Queste domande non sono nuove
Le riflessioni relative al potenziamento biologico ripercorrono almeno 30 anni di dibattito, dalle cyberstrategie prostetiche di Stelarc al ruolo delle tecnologie dell’intelligenza di Pierre Lévy e al successo del Partito Transumanista di Istvan Zoltan che, immaginando un futuro di esseri potenziati dalla tecnologia, predica il potenziamento umano per sconfiggere morte e malattie. Un futuro che è già presente.

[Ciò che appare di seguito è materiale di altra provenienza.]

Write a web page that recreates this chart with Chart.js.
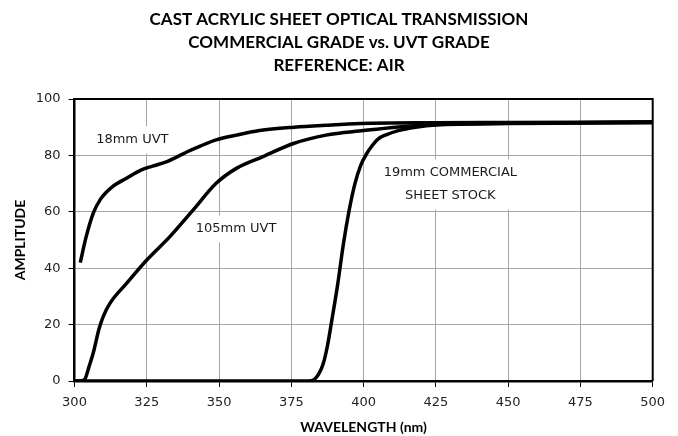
<!DOCTYPE html>
<html>
<head>
<meta charset="utf-8">
<script src="https://cdn.jsdelivr.net/npm/chart.js@4.4.0/dist/chart.umd.min.js"></script>
<style>
  html, body { margin: 0; padding: 0; background: #fff; }
  canvas { display: block; }
</style>
</head>
<body>
<canvas id="chart" width="678" height="436"></canvas>
<script>
// chart values

// 18mm UVT sheet
const wavelength18 = [302, 304, 306.5, 309, 313, 318, 323, 327, 332, 335.5, 339, 343.5, 349, 356, 364, 376, 387, 399, 425, 450, 475, 500];
const amplitude18 = [42, 51, 59.5, 64.5, 68.8, 71.9, 74.8, 76.2, 77.8, 79.5, 81.3, 83.3, 85.5, 87.2, 88.8, 90, 90.7, 91.3, 91.6, 91.7, 91.8, 91.9];

// 105mm UVT sheet
const wavelength105 = [300, 302, 303.6, 305, 306.5, 308.5, 310, 312.3, 318, 325, 333, 341, 349, 356, 365, 376, 387, 400, 411, 425, 450, 500];
const amplitude105 = [0, 0, 0.7, 5, 10, 18.5, 23, 27.6, 34.6, 42.9, 51.2, 60.6, 70.1, 75.4, 79.5, 84.3, 87.2, 88.8, 90, 91, 91.4, 91.8];

// 19mm commercial sheet stock
const wavelengthCommercial = [300, 381, 383, 384.5, 386, 387.5, 389, 391, 393, 395, 397, 399, 401, 403, 405, 408, 412, 418, 425, 450, 500];
const amplitudeCommercial = [0, 0, 0.6, 2.5, 6, 12.5, 21.5, 34, 48.5, 60.5, 70, 76.5, 80.5, 83.5, 85.8, 87.4, 88.8, 90, 90.8, 91.3, 91.6];

// curve labels: text lines and the data point they sit on
const labelTexts = [['18mm UVT'], ['105mm UVT'], ['19mm COMMERCIAL', 'SHEET STOCK']];
const labelWavelengths = [320, 355.9, 430];
const labelAmplitudes = [85.5, 53.9, 69.7];

const titleLines = ['CAST ACRYLIC SHEET OPTICAL TRANSMISSION', 'COMMERCIAL GRADE vs. UVT GRADE', 'REFERENCE: AIR'];

function toPoints(xs, ys) {
    return xs.map((x, i) => ({ x: x, y: ys[i] }));
}

// black frame round the plot area
const framePlugin = {
    id: 'frame',
    afterDraw(chart) {
        const { ctx, chartArea } = chart;
        ctx.save();
        ctx.strokeStyle = '#000';
        ctx.lineWidth = 2;
        ctx.beginPath();
        ctx.moveTo(chartArea.left, chartArea.top);
        ctx.lineTo(chartArea.right, chartArea.top);
        ctx.lineTo(chartArea.right, chartArea.bottom);
        ctx.stroke();
        ctx.restore();
    }
};

// text labels on white boxes that hide the grid
const curveLabelPlugin = {
    id: 'curveLabels',
    beforeDatasetsDraw(chart) {
        const { ctx, scales } = chart;
        ctx.save();
        ctx.font = '13px "DejaVu Sans"';
        ctx.textAlign = 'center';
        ctx.textBaseline = 'middle';
        const lineGap = 23;
        labelTexts.forEach((lines, i) => {
            const cx = scales.x.getPixelForValue(labelWavelengths[i]);
            const cy = scales.y.getPixelForValue(labelAmplitudes[i]);
            const w = Math.max(...lines.map(t => ctx.measureText(t).width)) + 8;
            const h = lines.length * lineGap + 4;
            ctx.fillStyle = '#fff';
            ctx.fillRect(cx - w / 2, cy - h / 2, w, h);
            ctx.fillStyle = '#1a1a1a';
            lines.forEach((t, j) => {
                ctx.fillText(t, cx, cy + (j - (lines.length - 1) / 2) * lineGap);
            });
        });
        ctx.restore();
    }
};

function makeDataset(label, xs, ys) {
    return {
        label: label,
        data: toPoints(xs, ys),
        borderColor: '#000',
        borderWidth: 3.5,
        pointRadius: 0,
        fill: false,
        cubicInterpolationMode: 'monotone'
    };
}

window.onload = function() {
    const tickFont = { family: '"DejaVu Sans"', size: 13 };
    const axisTitleFont = { family: 'Lato', size: 14, weight: 'bold' };

    new Chart(document.getElementById('chart'), {
        type: 'line',
        data: {
            datasets: [
                makeDataset('18mm UVT', wavelength18, amplitude18),
                makeDataset('105mm UVT', wavelength105, amplitude105),
                makeDataset('19mm COMMERCIAL SHEET STOCK', wavelengthCommercial, amplitudeCommercial)
            ]
        },
        options: {
            responsive: false,
            animation: false,
            devicePixelRatio: 1,
            layout: { padding: 0 },
            plugins: {
                legend: { display: false },
                tooltip: { enabled: false },
                title: {
                    display: true,
                    text: titleLines,
                    color: '#000',
                    font: { family: 'Lato', size: 17, weight: 'bold', lineHeight: 1.353 },
                    padding: { top: 8, bottom: 22 }
                }
            },
            scales: {
                x: {
                    type: 'linear',
                    min: 300,
                    max: 500,
                    // room on the right so the title stays centred on the whole page
                    afterFit: scale => { scale.height = 55; scale.paddingRight = 25.3; },
                    ticks: { stepSize: 25, color: '#222', font: tickFont, padding: 8, maxRotation: 0 },
                    grid: { color: '#a6a6a6', lineWidth: 1, tickColor: '#000', tickLength: 6 },
                    border: { color: '#000', width: 2.5 },
                    title: {
                        display: true,
                        text: 'WAVELENGTH (nm)',
                        color: '#000',
                        font: axisTitleFont,
                        padding: { top: 0, bottom: 0.6 }
                    }
                },
                y: {
                    min: 0,
                    max: 100,
                    afterFit: scale => { scale.width = 74.5; },
                    ticks: { stepSize: 20, color: '#222', font: tickFont, padding: 8 },
                    grid: { color: '#a6a6a6', lineWidth: 1, tickColor: '#000', tickLength: 6 },
                    border: { color: '#000', width: 2.5 },
                    title: {
                        display: true,
                        text: 'AMPLITUDE',
                        color: '#000',
                        font: axisTitleFont,
                        padding: { top: 12, bottom: 0 }
                    }
                }
            }
        },
        plugins: [curveLabelPlugin, framePlugin]
    });
};
</script>
</body>
</html>
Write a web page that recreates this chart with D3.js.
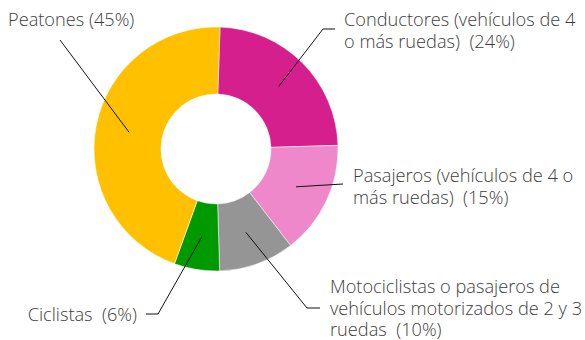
<!DOCTYPE html>
<html>
<head>
<meta charset="utf-8">
<script src="https://cdn.jsdelivr.net/npm/d3@7"></script>
<style>
  html, body { margin: 0; padding: 0; background: #fff; }
  svg text { font-family: "Open Sans", Lato, "Liberation Sans", sans-serif; font-weight: 300; fill: #3d3d3d; white-space: pre; }
</style>
</head>
<body>
<svg id="chart" width="585" height="340"></svg>
<script>
// Road-traffic deaths by type of road user (percent)
const categories = [
  "Conductores (vehículos de 4 o más ruedas)",
  "Pasajeros (vehículos de 4 o más ruedas)",
  "Motociclistas o pasajeros de vehículos motorizados de 2 y 3 ruedas",
  "Ciclistas",
  "Peatones"
];
const values = [24, 15, 10, 6, 45];
const colors = ["#d41f8c", "#ee88ca", "#959595", "#009a00", "#ffc000"];
// Label text, one entry per line
const labelLines = [
  ["Conductores (vehículos de 4", "o más ruedas)  (24%)"],
  ["Pasajeros (vehículos de 4 o", "más ruedas)  (15%)"],
  ["Motociclistas o pasajeros de", "vehículos motorizados de 2 y 3", "ruedas  (10%)"],
  ["Ciclistas  (6%)"],
  ["Peatones (45%)"]
];

// Layout
const cx = 216, cy = 149, rOuter = 122, rInner = 55;
const startAngle = 0.033;
const fontSize = 18.2, lineHeight = 21.5;
// label placement: text anchor point, first baseline, leader elbow & end
const labelLayout = [
  { x: 344, y: 26, anchor: "start", elbow: [323, 29], end: [335, 29] },
  { x: 353, y: 182, anchor: "start", elbow: null, end: [343, 184] },
  { x: 330, y: 293, anchor: "start", elbow: [307, 308], end: [320, 308] },
  { x: 137, y: 321, anchor: "end", elbow: [158, 314], end: [146, 314] },
  { x: 8, y: 26, anchor: "start", elbow: null, end: [60, 40] }
];

const svg = d3.select("#chart");
const g = svg.append("g").attr("transform", `translate(${cx},${cy})`);

const pie = d3.pie().sort(null).value(d => d)
  .startAngle(startAngle).endAngle(startAngle + 2 * Math.PI);
const arcs = pie(values);
const arc = d3.arc().innerRadius(rInner).outerRadius(rOuter);
const mid = d3.arc().innerRadius((rInner + rOuter) / 2).outerRadius((rInner + rOuter) / 2);

g.selectAll("path.slice")
  .data(arcs)
  .join("path")
  .attr("class", "slice")
  .attr("d", arc)
  .attr("fill", (d, i) => colors[i])
  .attr("stroke", "#fff")
  .attr("stroke-width", 0.5);

// Leader lines from each slice centroid to its label
svg.selectAll("path.leader")
  .data(arcs)
  .join("path")
  .attr("class", "leader")
  .attr("fill", "none")
  .attr("stroke", "#111")
  .attr("stroke-width", 1)
  .attr("d", (d, i) => {
    const c = mid.centroid(d);
    const pts = [[cx + c[0], cy + c[1]]];
    const L = labelLayout[i];
    if (L.elbow) pts.push(L.elbow);
    pts.push(L.end);
    return d3.line()(pts);
  });

// Labels
const labels = svg.selectAll("text.label")
  .data(labelLines)
  .join("text")
  .attr("class", "label")
  .attr("font-size", fontSize)
  .attr("text-anchor", (d, i) => labelLayout[i].anchor)
  .attr("x", (d, i) => labelLayout[i].x)
  .attr("y", (d, i) => labelLayout[i].y);

labels.each(function (lines, i) {
  d3.select(this).selectAll("tspan")
    .data(lines)
    .join("tspan")
    .attr("x", labelLayout[i].x)
    .attr("dy", (l, j) => j === 0 ? 0 : lineHeight)
    .text(l => l);
});
</script>
</body>
</html>
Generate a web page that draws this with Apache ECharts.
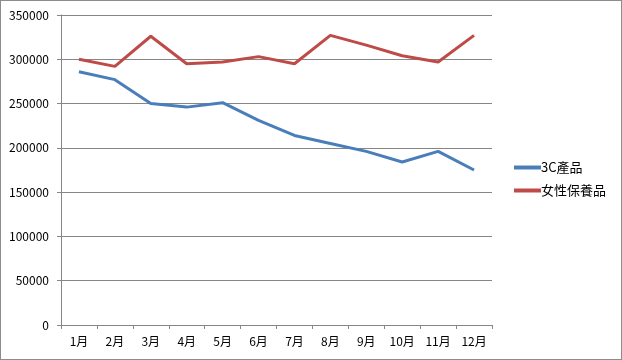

Così tanto presente da porci serie domande su come evolverà il nostro già stretto rapporto con la tecnologia. A cominciare dal fatto che ogni dispositivo artificiale può essere hackerato. Incluse le protesi che sono connesse in rete e la cui sicurezza è fondamentale. Come ha detto Modesta, che sente “di aver bisogno di una sorta di maggiore sicurezza, per il rapporto intimo che tutti abbiamo con la tecnologia”, e che “ci obbliga”, secondo David Jacoby di Kaspersky, a farlo prima di immettere nuove tecnologie sul mercato: “Se non ci pensiamo oggi dovremo pensarci domani”, visto che nel futuro prossimo queste tecnologie saranno economiche e disponibili a tutti.
Anche oggi le aziende connettono ogni tipo di dispositivo come i pc, le auto e le tv, ma il rischio di un hackeraggio non voluto – di un organo o di un arto artificiali – è chiaramente un rischio che non possiamo permetterci di correre.